Marquis Childs takes a look at the last minute campaigning before Tuesday's presidential election, with most pundits predicting a close finish. Governor Dewey was busy making stops in coal mining towns of Pennsylvania, which, along with New York, he had to have in his column to hope to win the election. He was also targeting Maryland. New York, FDR forces confidently predicted, was safely in the President's column; the Dewey backers, however, likewise exuded confidence that it belonged to the Governor.

The President, appearing confident of the outcome, had cancelled personal appearances scheduled for the last weekend in Detroit and Cleveland, and had opted to appear only via radio at a rally in Madison Square Garden on Thursday night.

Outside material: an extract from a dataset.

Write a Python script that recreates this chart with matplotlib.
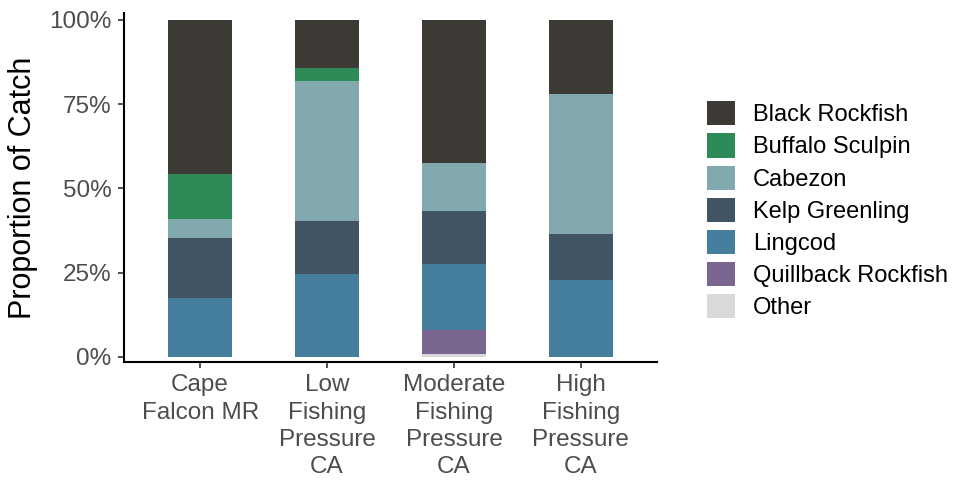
import matplotlib
matplotlib.use("Agg")
import matplotlib.pyplot as plt
from matplotlib.patches import Patch
from matplotlib.ticker import PercentFormatter
import numpy as np

# site labels on the x axis
sites = ["Cape\nFalcon MR", "Low\nFishing\nPressure\nCA",
         "Moderate\nFishing\nPressure\nCA", "High\nFishing\nPressure\nCA"]

# proportion of catch (%) per species, one value per site
black_rockfish = [45.8, 14.3, 42.5, 22.1]
buffalo_sculpin = [13.3, 3.8, 0.0, 0.0]
cabezon = [5.7, 41.7, 14.1, 41.5]
kelp_greenling = [17.7, 15.6, 15.7, 13.6]
lingcod = [17.5, 24.6, 19.8, 22.8]
quillback_rockfish = [0.0, 0.0, 7.1, 0.0]
other = [0.0, 0.0, 0.8, 0.0]

species = ["Black Rockfish", "Buffalo Sculpin", "Cabezon", "Kelp Greenling",
           "Lingcod", "Quillback Rockfish", "Other"]
values = [black_rockfish, buffalo_sculpin, cabezon, kelp_greenling,
          lingcod, quillback_rockfish, other]
colors = ["#3d3a35", "#2e8b57", "#82a9ae", "#415463",
          "#467e9d", "#7a6690", "#d9d9d9"]

plt.rcParams["font.family"] = ["Liberation Sans", "DejaVu Sans"]

fig = plt.figure(figsize=(9.69, 4.82), dpi=100)
ax = fig.add_axes([0.128, 0.249, 0.550, 0.724])

x = np.arange(1, len(sites) + 1)
bottom = np.zeros(len(sites))
# stack from the bottom: Other first, Black Rockfish on top
for name, vals, col in reversed(list(zip(species, values, colors))):
    v = np.array(vals) / 100.0
    ax.bar(x, v, width=0.5, bottom=bottom, color=col, linewidth=0)
    bottom += v

ax.set_xlim(0.4, 4.6)
ax.set_ylim(-0.015, 1.02)
ax.set_xticks(x)
ax.set_xticklabels(sites, linespacing=1.3)
ax.set_yticks([0, 0.25, 0.5, 0.75, 1.0])
ax.yaxis.set_major_formatter(PercentFormatter(1.0, decimals=0))
ax.tick_params(axis="both", labelsize=17.5, labelcolor="#4d4d4d",
               length=4, width=1.2, color="#333333", pad=5)
ax.set_ylabel("Proportion of Catch", fontsize=22, labelpad=8)

for s in ["top", "right"]:
    ax.spines[s].set_visible(False)
for s in ["left", "bottom"]:
    ax.spines[s].set_linewidth(1.5)
    ax.spines[s].set_color("black")

handles = [Patch(facecolor=c, edgecolor="none") for c in colors]
fig.legend(handles, species, loc="center left", bbox_to_anchor=(0.7296, 0.564),
           frameon=False, fontsize=17, handlelength=1.19, handleheight=1.19,
           labelspacing=0.3, handletextpad=0.76, borderpad=0, borderaxespad=0)

fig.savefig("out.png", dpi=100)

Dick Young tells of the $94 Government check, misplaced inside a pocket of a coat lent to a chilly man at a possum supper in McConnellsville, S.C., who then walked off with the coat and the check still inside. After the man was traced to Charlotte, Detective Captain Littlejohn of Charlotte was informed of the matter by the Mayor of McConnellsville.

The Captain serendipitously was in a pawn shop trying to buy a trowel for some brickwork he was planning, when the pawnbroker informed him that a man had come in trying to negotiate a check not made out to him, said it belonged to his uncle out in the car. When the pawnbroker asked him to produce his uncle, he left, leaving behind the check, did not return.

It was the $94 check which had played possum after the supper in McConnellsville. The Mayor, in appreciation, assured to the Captain an invitation to attend the next possum supper.

Linguistic question of the day: Why is leopard, of Latin origin, pronounced as lep-ard, when leotard, from a French surname of the first aerialist, who wore one, is pronounced le-o-tard? Does not French derive from Latin as a romance language? So, why was the name of M. Leotard not pronounced as L'Tard? C'est la vie.

To recap, we shall label the anomaly, as interlude, Leotardieude.